» Data section
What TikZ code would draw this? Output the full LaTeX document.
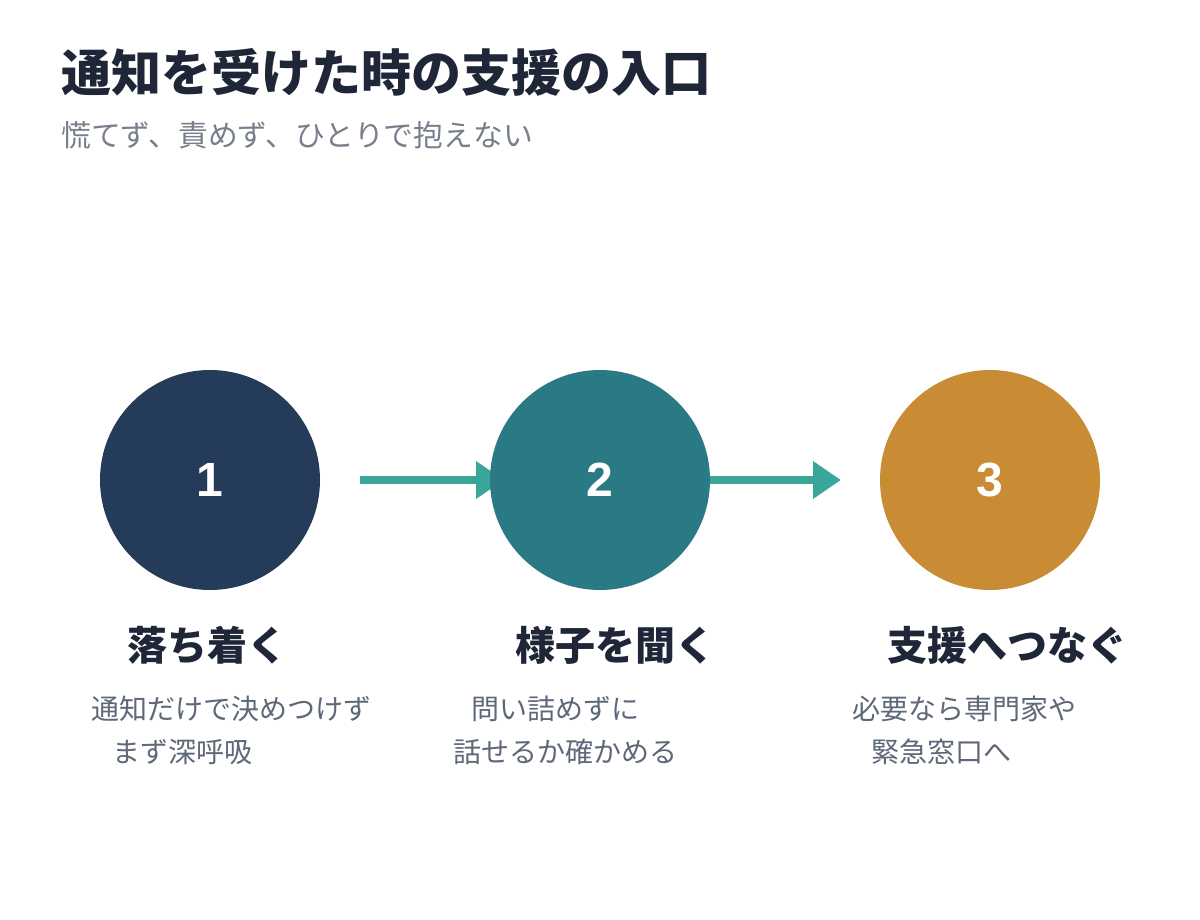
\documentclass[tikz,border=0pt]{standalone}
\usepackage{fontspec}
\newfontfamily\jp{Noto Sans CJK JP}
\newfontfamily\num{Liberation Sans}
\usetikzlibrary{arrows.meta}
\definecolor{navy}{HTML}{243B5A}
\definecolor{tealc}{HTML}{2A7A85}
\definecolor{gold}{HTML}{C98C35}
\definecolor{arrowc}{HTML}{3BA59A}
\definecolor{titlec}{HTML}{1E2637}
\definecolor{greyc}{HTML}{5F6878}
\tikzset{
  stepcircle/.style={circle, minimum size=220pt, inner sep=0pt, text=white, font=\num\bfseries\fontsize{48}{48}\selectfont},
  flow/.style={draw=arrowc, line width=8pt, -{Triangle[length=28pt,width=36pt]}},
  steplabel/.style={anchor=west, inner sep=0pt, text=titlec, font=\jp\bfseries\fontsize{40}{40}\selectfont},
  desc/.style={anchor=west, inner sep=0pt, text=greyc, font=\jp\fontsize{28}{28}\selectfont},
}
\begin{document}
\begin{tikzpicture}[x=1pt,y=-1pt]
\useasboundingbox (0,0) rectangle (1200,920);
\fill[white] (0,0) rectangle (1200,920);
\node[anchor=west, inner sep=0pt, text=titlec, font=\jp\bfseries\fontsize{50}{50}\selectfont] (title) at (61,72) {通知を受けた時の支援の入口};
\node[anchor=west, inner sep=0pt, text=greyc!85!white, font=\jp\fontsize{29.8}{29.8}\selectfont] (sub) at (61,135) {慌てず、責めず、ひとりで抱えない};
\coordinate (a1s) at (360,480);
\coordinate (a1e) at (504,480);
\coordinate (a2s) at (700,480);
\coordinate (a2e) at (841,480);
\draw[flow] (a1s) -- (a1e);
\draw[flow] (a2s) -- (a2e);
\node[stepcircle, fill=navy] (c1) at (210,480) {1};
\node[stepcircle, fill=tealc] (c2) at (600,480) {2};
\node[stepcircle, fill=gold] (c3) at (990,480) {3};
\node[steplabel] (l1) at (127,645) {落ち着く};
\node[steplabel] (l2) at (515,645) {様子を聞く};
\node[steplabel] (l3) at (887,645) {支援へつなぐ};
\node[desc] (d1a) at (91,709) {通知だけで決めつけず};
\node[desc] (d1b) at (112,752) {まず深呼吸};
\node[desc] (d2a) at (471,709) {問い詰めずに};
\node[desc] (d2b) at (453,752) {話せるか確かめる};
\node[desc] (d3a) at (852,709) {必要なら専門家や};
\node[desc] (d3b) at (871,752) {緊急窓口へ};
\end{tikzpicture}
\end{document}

» Exercise
Write out the whole listing again, exactly, with no pictures.

» Output
What TikZ code would draw this? Output the full LaTeX document.
\documentclass[tikz,border=0pt]{standalone}
\usepackage{fontspec}
\newfontfamily\jp{Noto Sans CJK JP}
\newfontfamily\num{Liberation Sans}
\usetikzlibrary{arrows.meta}
\definecolor{navy}{HTML}{243B5A}
\definecolor{tealc}{HTML}{2A7A85}
\definecolor{gold}{HTML}{C98C35}
\definecolor{arrowc}{HTML}{3BA59A}
\definecolor{titlec}{HTML}{1E2637}
\definecolor{greyc}{HTML}{5F6878}
\tikzset{
  stepcircle/.style={circle, minimum size=220pt, inner sep=0pt, text=white, font=\num\bfseries\fontsize{48}{48}\selectfont},
  flow/.style={draw=arrowc, line width=8pt, -{Triangle[length=28pt,width=36pt]}},
  steplabel/.style={anchor=west, inner sep=0pt, text=titlec, font=\jp\bfseries\fontsize{40}{40}\selectfont},
  desc/.style={anchor=west, inner sep=0pt, text=greyc, font=\jp\fontsize{28}{28}\selectfont},
}
\begin{document}
\begin{tikzpicture}[x=1pt,y=-1pt]
\useasboundingbox (0,0) rectangle (1200,920);
\fill[white] (0,0) rectangle (1200,920);
\node[anchor=west, inner sep=0pt, text=titlec, font=\jp\bfseries\fontsize{50}{50}\selectfont] (title) at (61,72) {通知を受けた時の支援の入口};
\node[anchor=west, inner sep=0pt, text=greyc!85!white, font=\jp\fontsize{29.8}{29.8}\selectfont] (sub) at (61,135) {慌てず、責めず、ひとりで抱えない};
\coordinate (a1s) at (360,480);
\coordinate (a1e) at (504,480);
\coordinate (a2s) at (700,480);
\coordinate (a2e) at (841,480);
\draw[flow] (a1s) -- (a1e);
\draw[flow] (a2s) -- (a2e);
\node[stepcircle, fill=navy] (c1) at (210,480) {1};
\node[stepcircle, fill=tealc] (c2) at (600,480) {2};
\node[stepcircle, fill=gold] (c3) at (990,480) {3};
\node[steplabel] (l1) at (127,645) {落ち着く};
\node[steplabel] (l2) at (515,645) {様子を聞く};
\node[steplabel] (l3) at (887,645) {支援へつなぐ};
\node[desc] (d1a) at (91,709) {通知だけで決めつけず};
\node[desc] (d1b) at (112,752) {まず深呼吸};
\node[desc] (d2a) at (471,709) {問い詰めずに};
\node[desc] (d2b) at (453,752) {話せるか確かめる};
\node[desc] (d3a) at (852,709) {必要なら専門家や};
\node[desc] (d3b) at (871,752) {緊急窓口へ};
\end{tikzpicture}
\end{document}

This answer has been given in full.